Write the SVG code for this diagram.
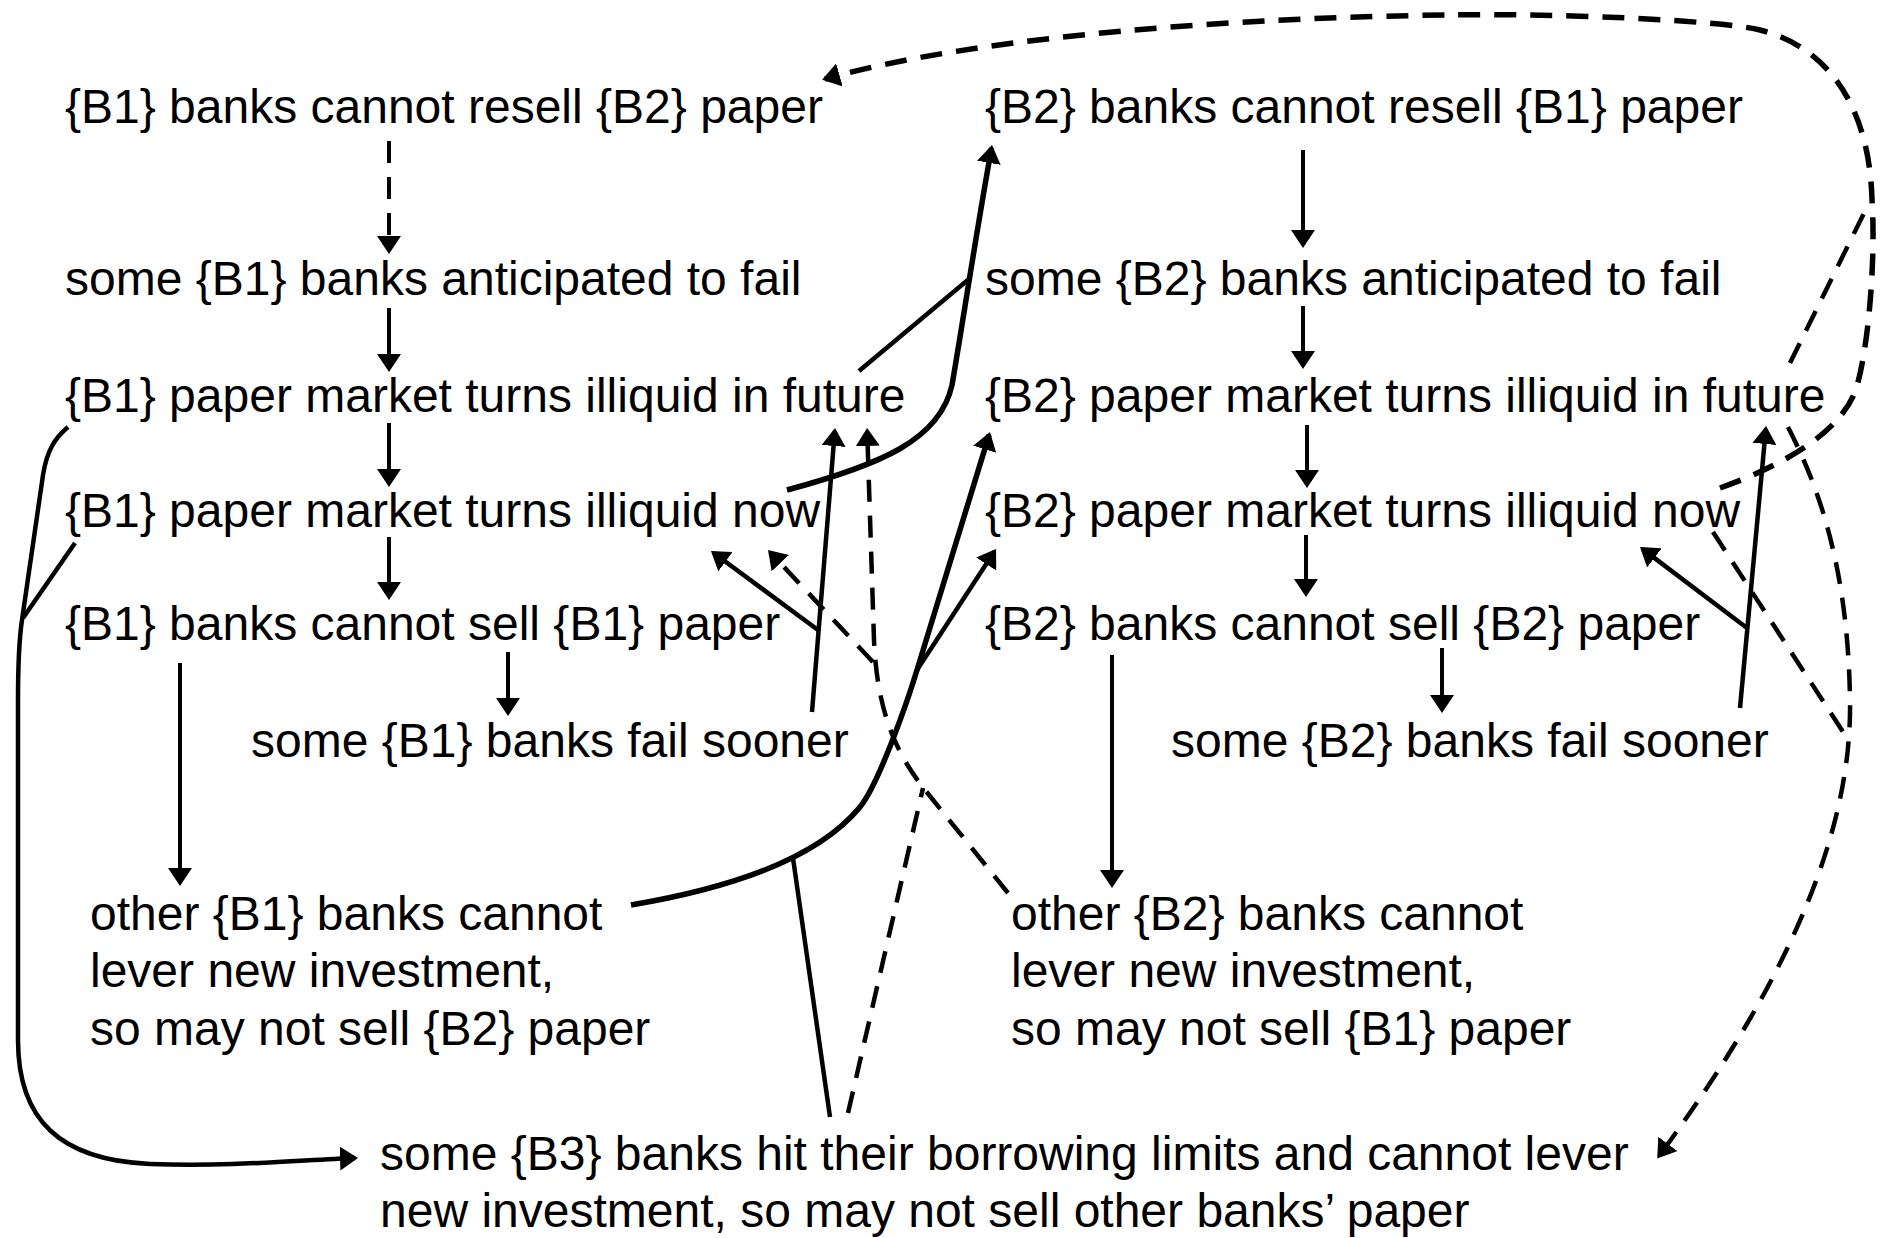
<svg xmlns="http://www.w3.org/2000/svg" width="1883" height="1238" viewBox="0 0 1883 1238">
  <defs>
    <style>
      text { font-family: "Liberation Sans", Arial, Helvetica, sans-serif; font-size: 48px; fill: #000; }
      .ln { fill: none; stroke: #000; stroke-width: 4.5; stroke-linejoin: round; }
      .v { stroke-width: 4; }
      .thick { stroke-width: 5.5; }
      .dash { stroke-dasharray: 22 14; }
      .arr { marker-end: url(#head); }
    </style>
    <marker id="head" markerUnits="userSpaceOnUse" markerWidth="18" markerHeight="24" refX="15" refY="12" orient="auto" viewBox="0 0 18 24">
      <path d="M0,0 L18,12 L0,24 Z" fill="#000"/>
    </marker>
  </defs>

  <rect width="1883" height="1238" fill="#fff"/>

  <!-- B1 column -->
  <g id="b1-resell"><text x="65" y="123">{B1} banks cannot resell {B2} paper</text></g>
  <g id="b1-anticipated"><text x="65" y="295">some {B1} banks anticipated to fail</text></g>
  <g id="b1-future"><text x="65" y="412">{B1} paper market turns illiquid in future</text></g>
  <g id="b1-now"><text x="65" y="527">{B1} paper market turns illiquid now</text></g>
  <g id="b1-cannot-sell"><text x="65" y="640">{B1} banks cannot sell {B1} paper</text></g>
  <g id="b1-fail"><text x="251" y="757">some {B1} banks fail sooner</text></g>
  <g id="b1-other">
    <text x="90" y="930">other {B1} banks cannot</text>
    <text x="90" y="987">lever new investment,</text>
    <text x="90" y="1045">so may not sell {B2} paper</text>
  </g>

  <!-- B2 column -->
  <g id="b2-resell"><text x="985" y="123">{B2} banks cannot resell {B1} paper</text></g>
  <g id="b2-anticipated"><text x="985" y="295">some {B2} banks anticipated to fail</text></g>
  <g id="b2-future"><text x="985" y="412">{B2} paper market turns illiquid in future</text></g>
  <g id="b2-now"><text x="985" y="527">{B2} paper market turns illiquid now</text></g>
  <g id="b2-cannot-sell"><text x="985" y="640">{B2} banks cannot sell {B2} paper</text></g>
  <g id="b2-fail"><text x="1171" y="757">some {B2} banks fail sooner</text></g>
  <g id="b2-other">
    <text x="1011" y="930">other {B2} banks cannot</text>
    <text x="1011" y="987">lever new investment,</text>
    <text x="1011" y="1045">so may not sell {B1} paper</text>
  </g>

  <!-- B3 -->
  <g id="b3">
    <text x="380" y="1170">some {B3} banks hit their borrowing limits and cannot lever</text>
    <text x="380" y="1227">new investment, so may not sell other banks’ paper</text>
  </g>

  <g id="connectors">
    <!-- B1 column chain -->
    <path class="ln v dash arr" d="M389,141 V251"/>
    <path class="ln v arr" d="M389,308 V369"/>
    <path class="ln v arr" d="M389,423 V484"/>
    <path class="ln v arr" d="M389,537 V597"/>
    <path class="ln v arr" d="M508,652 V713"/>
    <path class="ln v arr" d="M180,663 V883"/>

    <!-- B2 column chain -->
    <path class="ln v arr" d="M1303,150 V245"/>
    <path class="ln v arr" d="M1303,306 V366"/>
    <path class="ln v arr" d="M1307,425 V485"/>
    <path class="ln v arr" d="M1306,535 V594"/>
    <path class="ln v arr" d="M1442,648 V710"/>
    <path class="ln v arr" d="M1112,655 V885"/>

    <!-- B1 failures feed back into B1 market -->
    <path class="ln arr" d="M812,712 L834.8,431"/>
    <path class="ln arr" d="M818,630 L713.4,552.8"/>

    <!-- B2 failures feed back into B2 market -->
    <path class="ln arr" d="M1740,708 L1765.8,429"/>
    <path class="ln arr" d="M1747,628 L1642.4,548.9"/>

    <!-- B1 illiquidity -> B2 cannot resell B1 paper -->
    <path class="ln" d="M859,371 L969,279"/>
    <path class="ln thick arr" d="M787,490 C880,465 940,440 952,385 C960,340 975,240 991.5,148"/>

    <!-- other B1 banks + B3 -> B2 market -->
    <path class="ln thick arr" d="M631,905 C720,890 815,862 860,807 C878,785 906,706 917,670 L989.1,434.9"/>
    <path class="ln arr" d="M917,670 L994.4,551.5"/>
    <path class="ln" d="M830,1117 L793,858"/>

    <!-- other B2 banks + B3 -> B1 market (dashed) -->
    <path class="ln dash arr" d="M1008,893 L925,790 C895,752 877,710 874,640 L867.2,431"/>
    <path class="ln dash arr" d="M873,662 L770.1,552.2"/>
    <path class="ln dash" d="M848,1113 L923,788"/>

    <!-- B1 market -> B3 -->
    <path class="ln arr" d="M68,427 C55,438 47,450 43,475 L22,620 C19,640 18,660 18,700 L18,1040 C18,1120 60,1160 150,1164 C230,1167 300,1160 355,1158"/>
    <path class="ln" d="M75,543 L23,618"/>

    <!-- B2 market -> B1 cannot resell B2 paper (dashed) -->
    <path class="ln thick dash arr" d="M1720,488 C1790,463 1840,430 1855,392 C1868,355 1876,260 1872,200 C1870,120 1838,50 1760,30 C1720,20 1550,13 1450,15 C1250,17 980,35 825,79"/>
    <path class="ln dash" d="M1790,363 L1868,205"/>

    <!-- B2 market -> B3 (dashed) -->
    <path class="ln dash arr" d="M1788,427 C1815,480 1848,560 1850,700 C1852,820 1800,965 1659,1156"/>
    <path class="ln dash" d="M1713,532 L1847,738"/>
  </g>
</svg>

--------

### Exercise
Transcribe all the lines above exactly, apart from the pictures.

### Full response
Write the SVG code for this diagram.
<svg xmlns="http://www.w3.org/2000/svg" width="1883" height="1238" viewBox="0 0 1883 1238">
  <defs>
    <style>
      text { font-family: "Liberation Sans", Arial, Helvetica, sans-serif; font-size: 48px; fill: #000; }
      .ln { fill: none; stroke: #000; stroke-width: 4.5; stroke-linejoin: round; }
      .v { stroke-width: 4; }
      .thick { stroke-width: 5.5; }
      .dash { stroke-dasharray: 22 14; }
      .arr { marker-end: url(#head); }
    </style>
    <marker id="head" markerUnits="userSpaceOnUse" markerWidth="18" markerHeight="24" refX="15" refY="12" orient="auto" viewBox="0 0 18 24">
      <path d="M0,0 L18,12 L0,24 Z" fill="#000"/>
    </marker>
  </defs>

  <rect width="1883" height="1238" fill="#fff"/>

  <!-- B1 column -->
  <g id="b1-resell"><text x="65" y="123">{B1} banks cannot resell {B2} paper</text></g>
  <g id="b1-anticipated"><text x="65" y="295">some {B1} banks anticipated to fail</text></g>
  <g id="b1-future"><text x="65" y="412">{B1} paper market turns illiquid in future</text></g>
  <g id="b1-now"><text x="65" y="527">{B1} paper market turns illiquid now</text></g>
  <g id="b1-cannot-sell"><text x="65" y="640">{B1} banks cannot sell {B1} paper</text></g>
  <g id="b1-fail"><text x="251" y="757">some {B1} banks fail sooner</text></g>
  <g id="b1-other">
    <text x="90" y="930">other {B1} banks cannot</text>
    <text x="90" y="987">lever new investment,</text>
    <text x="90" y="1045">so may not sell {B2} paper</text>
  </g>

  <!-- B2 column -->
  <g id="b2-resell"><text x="985" y="123">{B2} banks cannot resell {B1} paper</text></g>
  <g id="b2-anticipated"><text x="985" y="295">some {B2} banks anticipated to fail</text></g>
  <g id="b2-future"><text x="985" y="412">{B2} paper market turns illiquid in future</text></g>
  <g id="b2-now"><text x="985" y="527">{B2} paper market turns illiquid now</text></g>
  <g id="b2-cannot-sell"><text x="985" y="640">{B2} banks cannot sell {B2} paper</text></g>
  <g id="b2-fail"><text x="1171" y="757">some {B2} banks fail sooner</text></g>
  <g id="b2-other">
    <text x="1011" y="930">other {B2} banks cannot</text>
    <text x="1011" y="987">lever new investment,</text>
    <text x="1011" y="1045">so may not sell {B1} paper</text>
  </g>

  <!-- B3 -->
  <g id="b3">
    <text x="380" y="1170">some {B3} banks hit their borrowing limits and cannot lever</text>
    <text x="380" y="1227">new investment, so may not sell other banks’ paper</text>
  </g>

  <g id="connectors">
    <!-- B1 column chain -->
    <path class="ln v dash arr" d="M389,141 V251"/>
    <path class="ln v arr" d="M389,308 V369"/>
    <path class="ln v arr" d="M389,423 V484"/>
    <path class="ln v arr" d="M389,537 V597"/>
    <path class="ln v arr" d="M508,652 V713"/>
    <path class="ln v arr" d="M180,663 V883"/>

    <!-- B2 column chain -->
    <path class="ln v arr" d="M1303,150 V245"/>
    <path class="ln v arr" d="M1303,306 V366"/>
    <path class="ln v arr" d="M1307,425 V485"/>
    <path class="ln v arr" d="M1306,535 V594"/>
    <path class="ln v arr" d="M1442,648 V710"/>
    <path class="ln v arr" d="M1112,655 V885"/>

    <!-- B1 failures feed back into B1 market -->
    <path class="ln arr" d="M812,712 L834.8,431"/>
    <path class="ln arr" d="M818,630 L713.4,552.8"/>

    <!-- B2 failures feed back into B2 market -->
    <path class="ln arr" d="M1740,708 L1765.8,429"/>
    <path class="ln arr" d="M1747,628 L1642.4,548.9"/>

    <!-- B1 illiquidity -> B2 cannot resell B1 paper -->
    <path class="ln" d="M859,371 L969,279"/>
    <path class="ln thick arr" d="M787,490 C880,465 940,440 952,385 C960,340 975,240 991.5,148"/>

    <!-- other B1 banks + B3 -> B2 market -->
    <path class="ln thick arr" d="M631,905 C720,890 815,862 860,807 C878,785 906,706 917,670 L989.1,434.9"/>
    <path class="ln arr" d="M917,670 L994.4,551.5"/>
    <path class="ln" d="M830,1117 L793,858"/>

    <!-- other B2 banks + B3 -> B1 market (dashed) -->
    <path class="ln dash arr" d="M1008,893 L925,790 C895,752 877,710 874,640 L867.2,431"/>
    <path class="ln dash arr" d="M873,662 L770.1,552.2"/>
    <path class="ln dash" d="M848,1113 L923,788"/>

    <!-- B1 market -> B3 -->
    <path class="ln arr" d="M68,427 C55,438 47,450 43,475 L22,620 C19,640 18,660 18,700 L18,1040 C18,1120 60,1160 150,1164 C230,1167 300,1160 355,1158"/>
    <path class="ln" d="M75,543 L23,618"/>

    <!-- B2 market -> B1 cannot resell B2 paper (dashed) -->
    <path class="ln thick dash arr" d="M1720,488 C1790,463 1840,430 1855,392 C1868,355 1876,260 1872,200 C1870,120 1838,50 1760,30 C1720,20 1550,13 1450,15 C1250,17 980,35 825,79"/>
    <path class="ln dash" d="M1790,363 L1868,205"/>

    <!-- B2 market -> B3 (dashed) -->
    <path class="ln dash arr" d="M1788,427 C1815,480 1848,560 1850,700 C1852,820 1800,965 1659,1156"/>
    <path class="ln dash" d="M1713,532 L1847,738"/>
  </g>
</svg>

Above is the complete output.